A Surprise in B&O Employee Time Table 60

A few years ago, I wrote about B&O Mail & Express Trains 31 and 32 which, for a time, used the same P&LE tracks and station as the B&O through passenger trains I’m modeling. I learned about them from Harry Stegmaier’s book, Baltimore & Ohio Passenger Service, 1945-1971 – Volume 2: The Route of the Capitol Limited. The book features a photo of a double-headed 32 at the P&LE station in Pittsburgh in 1950. The caption notes that, “Until 1948, this train used the stub end B&O station on the north bank of the Monongahela. It was switched to the P&LE routing to avoid the long backup move from Laughlin Junction“. From that, my only takeaway was that I could model it in my time period. I found the consists for both trains (or “close enough” versions) in my B&O Through Passenger Train Consist Book No. 12. from October 1949. Later, I obtained a copy of B&O Pittsburgh Division Employee Time Table No. 61, which is where I finally learned what times 31 and 32 came through Pittsburgh (and McKeesport), since mail trains weren’t listed in public time tables.
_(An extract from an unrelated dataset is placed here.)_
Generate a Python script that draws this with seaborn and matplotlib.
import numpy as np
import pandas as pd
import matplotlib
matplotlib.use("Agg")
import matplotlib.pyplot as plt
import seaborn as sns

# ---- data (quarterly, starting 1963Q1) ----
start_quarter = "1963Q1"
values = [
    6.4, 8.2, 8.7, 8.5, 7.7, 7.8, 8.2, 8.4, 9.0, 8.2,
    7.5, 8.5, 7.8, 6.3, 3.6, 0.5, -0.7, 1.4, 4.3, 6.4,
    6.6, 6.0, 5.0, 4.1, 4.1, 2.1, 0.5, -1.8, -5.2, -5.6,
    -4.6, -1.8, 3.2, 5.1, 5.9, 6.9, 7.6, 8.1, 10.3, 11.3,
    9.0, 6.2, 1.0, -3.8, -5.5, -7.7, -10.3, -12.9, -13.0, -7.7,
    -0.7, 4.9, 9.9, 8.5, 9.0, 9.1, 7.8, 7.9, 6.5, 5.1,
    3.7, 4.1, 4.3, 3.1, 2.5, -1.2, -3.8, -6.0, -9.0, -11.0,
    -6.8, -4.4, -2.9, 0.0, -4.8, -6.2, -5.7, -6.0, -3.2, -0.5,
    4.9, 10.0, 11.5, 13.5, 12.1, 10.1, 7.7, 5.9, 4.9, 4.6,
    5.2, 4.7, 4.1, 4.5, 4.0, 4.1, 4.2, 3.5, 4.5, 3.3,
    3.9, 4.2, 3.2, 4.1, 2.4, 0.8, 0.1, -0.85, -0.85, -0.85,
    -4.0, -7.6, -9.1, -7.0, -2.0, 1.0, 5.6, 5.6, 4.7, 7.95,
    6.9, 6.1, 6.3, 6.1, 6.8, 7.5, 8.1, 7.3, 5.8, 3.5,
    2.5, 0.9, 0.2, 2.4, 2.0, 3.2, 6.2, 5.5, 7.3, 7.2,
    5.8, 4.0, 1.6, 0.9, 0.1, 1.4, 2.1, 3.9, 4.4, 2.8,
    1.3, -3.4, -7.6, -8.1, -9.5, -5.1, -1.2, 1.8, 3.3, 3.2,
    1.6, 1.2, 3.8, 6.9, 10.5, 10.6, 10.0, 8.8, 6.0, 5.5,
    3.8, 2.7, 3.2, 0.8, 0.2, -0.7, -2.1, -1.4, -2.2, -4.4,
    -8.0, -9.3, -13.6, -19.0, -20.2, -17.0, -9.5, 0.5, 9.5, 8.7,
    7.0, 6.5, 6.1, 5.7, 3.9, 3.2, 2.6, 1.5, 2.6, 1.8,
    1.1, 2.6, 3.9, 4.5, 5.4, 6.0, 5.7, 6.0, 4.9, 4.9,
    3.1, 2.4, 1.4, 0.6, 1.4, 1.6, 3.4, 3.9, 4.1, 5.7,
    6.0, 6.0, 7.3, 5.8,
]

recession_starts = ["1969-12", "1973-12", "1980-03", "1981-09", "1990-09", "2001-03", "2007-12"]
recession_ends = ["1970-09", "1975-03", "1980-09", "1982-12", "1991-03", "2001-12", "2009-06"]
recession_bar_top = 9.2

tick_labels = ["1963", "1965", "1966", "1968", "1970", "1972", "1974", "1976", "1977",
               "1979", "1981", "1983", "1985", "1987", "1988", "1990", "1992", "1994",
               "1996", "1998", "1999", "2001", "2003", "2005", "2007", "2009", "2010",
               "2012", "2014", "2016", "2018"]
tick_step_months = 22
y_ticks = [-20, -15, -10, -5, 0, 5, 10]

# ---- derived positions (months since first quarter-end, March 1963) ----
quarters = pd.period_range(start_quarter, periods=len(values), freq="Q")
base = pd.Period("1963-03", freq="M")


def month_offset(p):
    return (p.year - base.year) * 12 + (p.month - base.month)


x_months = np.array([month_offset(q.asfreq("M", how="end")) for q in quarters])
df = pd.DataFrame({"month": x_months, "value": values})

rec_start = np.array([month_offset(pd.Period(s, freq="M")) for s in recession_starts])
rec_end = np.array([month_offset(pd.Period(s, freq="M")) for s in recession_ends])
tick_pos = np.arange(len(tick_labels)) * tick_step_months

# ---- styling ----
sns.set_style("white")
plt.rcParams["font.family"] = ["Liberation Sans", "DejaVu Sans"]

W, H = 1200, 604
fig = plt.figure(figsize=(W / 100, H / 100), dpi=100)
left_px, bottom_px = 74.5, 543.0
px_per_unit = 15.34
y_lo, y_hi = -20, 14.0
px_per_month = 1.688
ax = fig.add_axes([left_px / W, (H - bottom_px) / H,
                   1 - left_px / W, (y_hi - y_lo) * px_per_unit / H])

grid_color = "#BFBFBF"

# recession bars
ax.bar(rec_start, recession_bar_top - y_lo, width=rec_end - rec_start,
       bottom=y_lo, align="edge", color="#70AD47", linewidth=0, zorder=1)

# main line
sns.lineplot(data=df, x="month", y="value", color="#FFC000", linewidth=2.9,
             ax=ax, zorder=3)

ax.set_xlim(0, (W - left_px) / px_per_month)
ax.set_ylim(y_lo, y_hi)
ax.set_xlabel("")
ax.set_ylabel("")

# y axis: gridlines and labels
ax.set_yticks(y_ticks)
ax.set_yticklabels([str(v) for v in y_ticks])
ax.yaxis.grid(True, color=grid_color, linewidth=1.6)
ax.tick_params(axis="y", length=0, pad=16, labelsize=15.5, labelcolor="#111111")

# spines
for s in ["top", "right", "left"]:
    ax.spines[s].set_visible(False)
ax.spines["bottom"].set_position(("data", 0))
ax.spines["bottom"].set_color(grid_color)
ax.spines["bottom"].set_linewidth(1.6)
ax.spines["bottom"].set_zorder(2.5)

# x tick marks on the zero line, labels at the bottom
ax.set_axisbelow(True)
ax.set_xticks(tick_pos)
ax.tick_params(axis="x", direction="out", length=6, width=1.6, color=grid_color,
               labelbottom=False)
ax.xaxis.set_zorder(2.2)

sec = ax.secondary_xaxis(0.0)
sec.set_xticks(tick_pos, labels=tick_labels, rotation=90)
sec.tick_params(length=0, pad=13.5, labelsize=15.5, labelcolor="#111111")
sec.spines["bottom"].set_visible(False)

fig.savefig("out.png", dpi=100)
I acknowledged at the time that the times in timetable 61 could be wrong for my modeled period (June, July, and August 1949), because it took effect September 25, 1949. I kept a saved search on eBay for B&O Employee Pittsburgh Division Timetable 60, and finally obtained a copy in great condition this month for $28, which showed me the accurate times, plus a surprise which opened my eyes to something I had been overlooking in my planning.
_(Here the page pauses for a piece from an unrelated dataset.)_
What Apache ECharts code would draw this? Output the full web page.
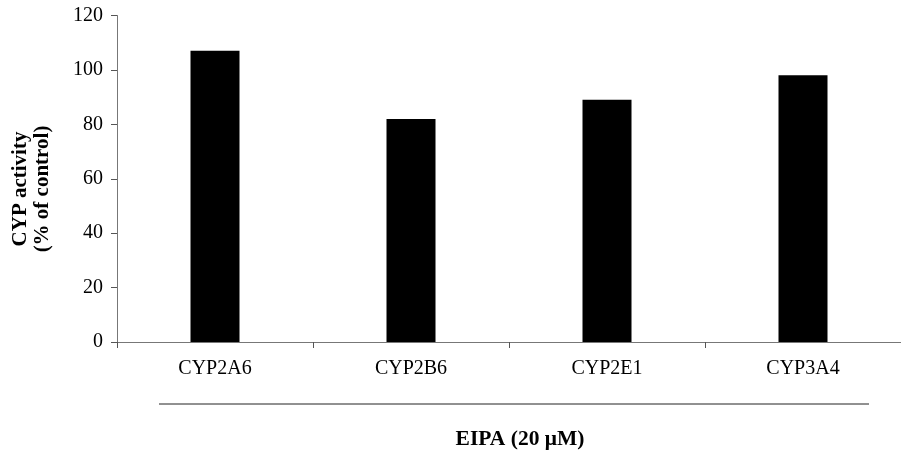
<!DOCTYPE html>
<html>
<head>
<meta charset="utf-8">
<script src="https://cdn.jsdelivr.net/npm/echarts@6/dist/echarts.min.js"></script>
<style>html,body{margin:0;padding:0;background:#fff}#c{width:901px;height:454px}</style>
</head>
<body>
<div id="c"></div>
<script>
const categories = ['CYP2A6', 'CYP2B6', 'CYP2E1', 'CYP3A4'];
const activity = [107, 82, 89, 98];
const yTicks = { min: 0, max: 120, interval: 20 };
const yTitle = 'CYP activity\n(% of control)';
const groupLabel = 'EIPA (20 \u03bcM)';

const FONT = '"Liberation Serif", "Times New Roman", serif';
const chart = echarts.init(document.getElementById('c'), null, { renderer: 'canvas' });
chart.setOption({
  animation: false,
  backgroundColor: '#fff',
  grid: { left: 117, top: 15.5, bottom: 112, right: -9.7, containLabel: false },
  xAxis: {
    type: 'category',
    data: categories,
    boundaryGap: true,
    axisLine: { show: true, lineStyle: { color: '#777', width: 1 } },
    axisTick: { show: true, length: 6, inside: false, lineStyle: { color: '#555' } },
    axisLabel: { color: '#000', fontFamily: FONT, fontSize: 20, margin: 17 },
    splitLine: { show: false }
  },
  yAxis: {
    type: 'value',
    min: yTicks.min, max: yTicks.max, interval: yTicks.interval,
    axisLine: { show: true, lineStyle: { color: '#777', width: 1 } },
    axisTick: { show: true, length: 6, lineStyle: { color: '#555' } },
    axisLabel: { color: '#000', fontFamily: FONT, fontSize: 20, margin: 14 },
    splitLine: { show: false }
  },
  series: [{
    type: 'bar',
    data: activity,
    barWidth: '25%',
    itemStyle: { color: '#000' }
  }],
  graphic: [
    { type: 'line', shape: { x1: 159, y1: 404, x2: 869, y2: 404 }, style: { stroke: '#222', lineWidth: 1 } },
    { type: 'text', style: { x: 520, y: 428, text: groupLabel, textAlign: 'center', textVerticalAlign: 'top',
      font: 'bold 21.5px ' + FONT, fill: '#000' } },
    { type: 'text', x: 32, y: 189, rotation: Math.PI / 2,
      style: { x: 0, y: 0, text: yTitle, textAlign: 'center', textVerticalAlign: 'middle',
        font: 'bold 21px ' + FONT, lineHeight: 22, fill: '#000' } }
  ]
});
</script>
</body>
</html>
I expected to look up 31 and 32 in the new timetable and simply note the correct times at Pittsburgh if they changed, and that’s what happened when I looked up 31 (westbound). In the summer of 1949, it arrived at 6:20 pm and left at 6:40 (timetable 61 had it arriving 8:15 am). When I found 32 (eastbound), I had expected its time at Pittsburgh to be in italics, which the timetable explains is the indication that the time is for the P&LE station, not the B&O station. I wondered if the lack of italics was a mistake. Then I was confused when I found 32 also listed as a westbound train! I studied the rest of the timetable to try to make sense of it. I re-read Stegmaier’s chapter on the mail trains. I re-read the other timetable (61), where both trains were listed in the ways I expected. I re-read the new timetable (60) and noticed 32’s listing as a westbound train only has two times listed, for Laughlin Junction (1:45 pm) and Pittsburgh (2:00). Then it clicked. If the timetable is correct, there’s a mistake in the book’s caption. 32 being listed as a westbound train, but only between Laughlin Junction and B&O’s Pittsburgh station, means the train is doing “the long backup move from Laughlin Junction” mentioned in the caption. The switch to P&LE routing evidently didn’t start until timetable 61 took effect on September 25, 1949.
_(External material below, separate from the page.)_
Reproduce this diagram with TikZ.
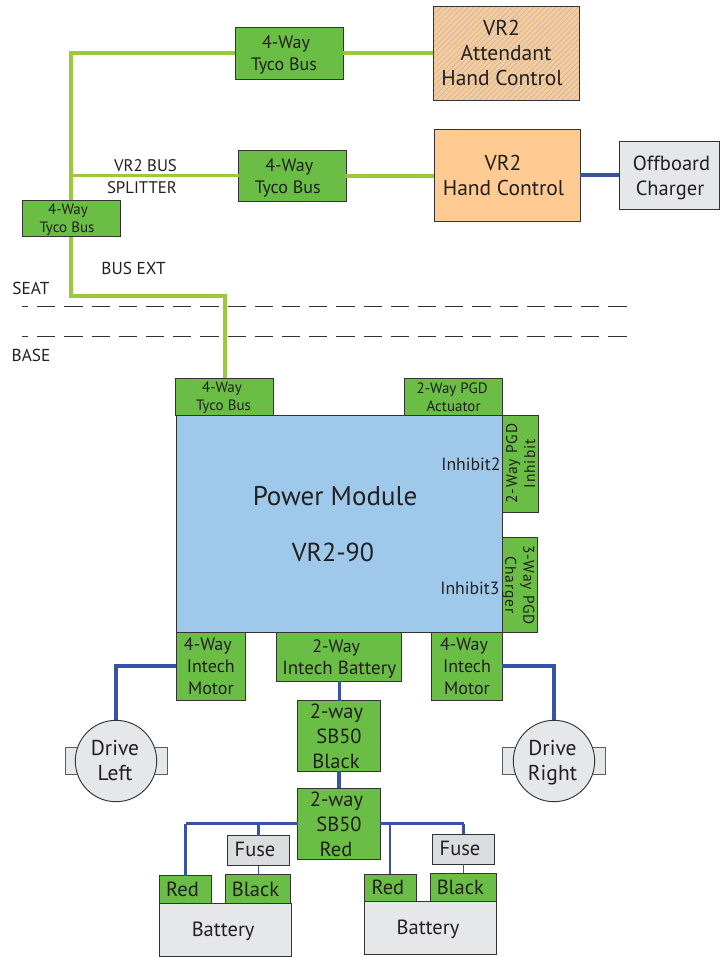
\documentclass[tikz,border=0pt]{standalone}
\usepackage{fontspec}
\setmainfont{PT Sans}
\usetikzlibrary{patterns.meta}
\definecolor{boxgreen}{HTML}{6ABD45}
\definecolor{wiregreen}{HTML}{9ACA3C}
\definecolor{wireblue}{HTML}{3953A4}
\definecolor{pmblue}{HTML}{9FC9EB}
\definecolor{peach}{HTML}{FFCB92}
\definecolor{lightgray}{HTML}{E6E7E8}
\definecolor{fusegray}{HTML}{DCDDDE}
\definecolor{ink}{HTML}{231F20}
\definecolor{edge}{HTML}{333333}
\definecolor{hatch}{HTML}{B4BCC4}
\newlength{\pxu}\setlength{\pxu}{0.75pt}
\newcommand{\fz}[2]{\fontsize{#1\pxu}{#2\pxu}\selectfont}
\newcommand{\rs}[1]{\hspace*{#1\pxu}}
\newcommand{\spaced}[1]{{\addfontfeature{LetterSpace=6}#1}}
\newcommand{\bx}[8][]{\node[box,#7,#1,minimum width={(#5-#3)*0.75pt},minimum height={(#6-#4)*0.75pt}] (#2) at ({(#3+#5)/2},{(#4+#6)/2}) {#8};}
\tikzset{
  box/.style={draw=edge,line width=0.7pt,inner sep=0pt,outer sep=0pt,align=center,text=ink,text depth=-2*\pxu},
  green/.style={fill=boxgreen},
  gbig/.style={green,font=\fz{18}{22}},
  gsmall/.style={green,font=\fz{15}{18}},
  gsb/.style={green,font=\fz{20.5}{25},text depth=0pt},
  gbat/.style={green,font=\fz{20.5}{25},text depth=0pt},
  grey/.style={fill=lightgray,font=\fz{20.5}{25}},
  hand/.style={fill=peach,font=\fz{21.5}{25}},
  lbl/.style={inner sep=0pt,outer sep=0pt,text=ink,align=center},
  bus/.style={draw=wiregreen,line width=3pt},
  busthin/.style={draw=wiregreen,line width=2.4pt},
  pow/.style={draw=wireblue,line width=3pt},
  powmid/.style={draw=wireblue,line width=2.4pt},
  powthin/.style={draw=wireblue,line width=1.6pt},
  powfine/.style={draw=wireblue,line width=0.9pt},
  zone/.style={draw=edge,line width=0.7pt,dash pattern=on 13.6pt off 6.8pt,dash phase=9pt},
}
\begin{document}
\begin{tikzpicture}[x=0.75pt,y=-0.75pt]
\useasboundingbox (0,0) rectangle (719,957);
% zone lines
\coordinate (seatL) at (22,306); \coordinate (seatR) at (627,306);
\coordinate (baseL) at (22,336.5); \coordinate (baseR) at (627,336.5);
\draw[zone] (seatL) -- (seatR);
\draw[zone] (baseL) -- (baseR);
% boxes
\bx{tA}{235}{27}{343}{79}{gbig}{4-Way\rs{6}\\Tyco Bus\rs{10}}
\bx{tB}{238.5}{150.5}{346}{201}{gbig,text depth=0pt}{4-Way\rs{6}\\Tyco Bus\rs{9}}
\bx{tC}{22}{200}{120}{236.5}{gsmall}{4-Way\rs{6}\\Tyco Bus\rs{8}}
\bx{attend}{433}{6}{579}{100}{hand,fill=none,text depth=0pt,preaction={fill=peach},preaction={pattern={Lines[angle=45,distance=2.9pt,line width=0.6pt]},pattern color=hatch}}{VR2\rs{9}\\Attendant\rs{2}\\Hand Control\rs{8}}
\bx{hand}{434}{129.5}{580}{221}{hand}{VR2\rs{8}\\Hand Control\rs{7}}
\bx{charger}{619}{141}{719}{209.5}{grey,text depth=0pt}{\hspace*{5\pxu}Offboard\\\hspace*{2\pxu}Charger}
\bx{pm}{176}{415}{502}{632.5}{fill=pmblue,text depth=0pt}{\fz{27}{32}Power Module\rs{8}\\[36\pxu]\fz{26}{32}VR2-90\rs{12}}
\bx{tD}{175.5}{378}{273.5}{415}{gsmall}{4-Way\rs{5}\\Tyco Bus\rs{2}}
\bx{act}{404.7}{378.5}{502.5}{415}{gsmall}{2-Way PGD\rs{3}\\Actuator}
\node[box,green,font=\fz{15.5}{18},text depth=0pt,rotate=90,minimum width=97.5*0.75pt,minimum height=36*0.75pt] (inh) at (520.5,463.75) {\spaced{2-Way PGD}\\\spaced{Inhibit}};
\node[box,green,font=\fz{15.5}{18},text depth=0pt,rotate=-90,minimum width=95*0.75pt,minimum height=35*0.75pt] (chg) at (520,585) {\spaced{3-Way PGD}\\\spaced{Charger}};
\bx{mL}{176}{632.5}{245.7}{700}{gbig}{4-Way\rs{6}\\Intech\rs{2}\\Motor}
\bx{ib}{276.7}{632.5}{401.7}{681}{gbig}{2-Way\rs{6}\\{\fz{19}{22}Intech Battery}}
\bx{mR}{431.7}{632.5}{502.3}{700}{gbig}{4-Way\rs{6}\\Intech\rs{2}\\Motor}
\bx{sbK}{297.7}{700.5}{380.3}{771}{gsb}{2-way\rs{5}\\SB50\rs{7}\\Black\rs{6}}
\bx{sbR}{297.7}{788}{380.3}{859.5}{gsb}{2-way\rs{5}\\SB50\rs{7}\\Red\rs{6}}
% drives
\bx{tabL}{65}{747.3}{167}{774.7}{fill=lightgray,draw=edge!80!white}{}
\bx{tabR}{502.7}{747.3}{605.3}{774.7}{fill=lightgray,draw=edge!80!white}{}
\node[box,circle,fill=lightgray,font=\fz{21.5}{25},text depth=2*\pxu,minimum size=81.4*0.75pt] (dL) at (116,761) {Drive\rs{2}\\Left\rs{2}};
\node[box,circle,fill=lightgray,font=\fz{21.5}{25},text depth=2*\pxu,minimum size=81.4*0.75pt] (dR) at (554,761) {Drive\rs{3}\\Right\rs{3}};
% batteries
\bx{fA}{227.3}{835.7}{289.7}{865.7}{grey,fill=fusegray,text depth=2*\pxu}{Fuse\rs{7}}
\bx{fB}{432.3}{834.3}{494.7}{864}{grey,fill=fusegray,text depth=2*\pxu}{Fuse\rs{7}}
\bx{rA}{159.3}{875.7}{211.7}{903}{gbat}{Red\rs{6}}
\bx{kA}{225.3}{874.5}{290.7}{903}{gbat}{Black\rs{5}}
\bx{batA}{159.3}{903}{291}{956}{grey}{Battery\rs{4}}
\bx{rB}{364}{874}{416.7}{901}{gbat}{Red\rs{5}}
\bx{kB}{430.7}{873}{496}{901}{gbat}{Black\rs{6}}
\bx{batB}{364}{901}{496}{954}{grey}{Battery\rs{4}}
% free labels
\node[lbl,align=right,font=\fz{16.8}{22}] (split) at (142,177) {VR2 BUS\\SPLITTER};
\node[lbl,font=\fz{17.3}{18}] (busext) at (133.5,268) {BUS EXT};
\node[lbl,font=\fz{17.3}{18}] (seat) at (31,288) {SEAT};
\node[lbl,font=\fz{17.3}{18}] (base) at (31,355) {BASE};
\node[lbl,font=\fz{17.7}{20}] (inhtwo) at (471,464) {Inhibit2};
\node[lbl,font=\fz{17.7}{20}] (inhthree) at (470,588) {Inhibit3};
% bus wires
\coordinate (busdrop) at (150,296);
\draw[bus] (tA.west) -| (tC.north);
\draw[busthin] (tB.west) -- (tB.west -| tC.north);
\draw[bus] (tC.south) |- (busdrop) -| (tD.north);
\draw[bus] (tA.east) -- (tA.east -| attend.west);
\draw[bus] (tB.east) -- (tB.east -| hand.west);
\draw[pow] (hand.east) -- (hand.east -| charger.west);
% power wires
\draw[pow] (mL.west) -| (dL.north);
\draw[pow] (mR.east) -| (dR.north);
\draw[powmid] (ib.south) -- (ib.south |- sbK.north);
\draw[powmid] (sbK.south) -- (sbK.south |- sbR.north);
\draw[powmid] (sbR.west) -- (sbR.west -| rA.north);
\draw[powthin] (rA.north |- sbR.west) -- (rA.north);
\draw[powthin] (fA.north |- sbR.west) -- (fA.north);
\draw[powfine] (fA.south) -- (fA.south |- kA.north);
\draw[powmid] (sbR.east) -- (sbR.east -| fB.north);
\draw[powthin] (rB.north |- sbR.east) -- (rB.north);
\draw[powthin] (fB.north |- sbR.east) -- (fB.north);
\draw[powfine] (fB.south) -- (fB.south |- kB.north);
\end{tikzpicture}
\end{document}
Timetable 60 confirms 32 goes back to being an eastbound train upon departing Pittsburgh at 2:30, reaching MK Tower at 2:53 and stopping briefly at McKeesport at 2:55 on its way to DC.

Figuring out all of this made me realize I had been overlooking something in my layout planning: the B&O trains that went through B&O’s McKeesport station and did not switch to P&LE tracks at MK Tower like the through trains did. I haven’t gone through them in detail, but there’s a bunch of other trains I had never considered running through McKeesport and not continuing on to my P&LE station. If I were to model them, I’d need a place where the B&O tracks could disappear in the background, since on the prototype, the B&O and P&LE tracks only ran parallel from McKeesport to the P&LE’s bridge across the Monongahela near Carrie Furnace. I’d also need more storage tracks and somewhere else for trains to turn around. None of this sounds appealing, and I keep thinking of the top “given” of my givens and druthers list, which is to focus on the B&O named trains that went through Pittsburgh, a qualifier that doesn’t apply to those trains I’ve been overlooking.

Besides making me aware of that blindspot in my planning, this discovery changed another thing in my planning: the number of baggage cars I’ll need. When I thought 32 served the P&LE station, I needed 11 baggage cars just for trains 31 and 32, including the four cars picked up in Chicago (west staging) and one in Pittsburgh. Now I only need 7 cars for 31, including the one it picks up in Pittsburgh, plus two more for the two day session trains, the Washingtonian and Shenandoah. Seven of those cars would also be used on trains in the night session. The lower number of baggage cars needed is welcome news because, of all types of Walthers B&O heavyweights I see on eBay and Trainz.com, the baggage cars are the rarest and most expensive.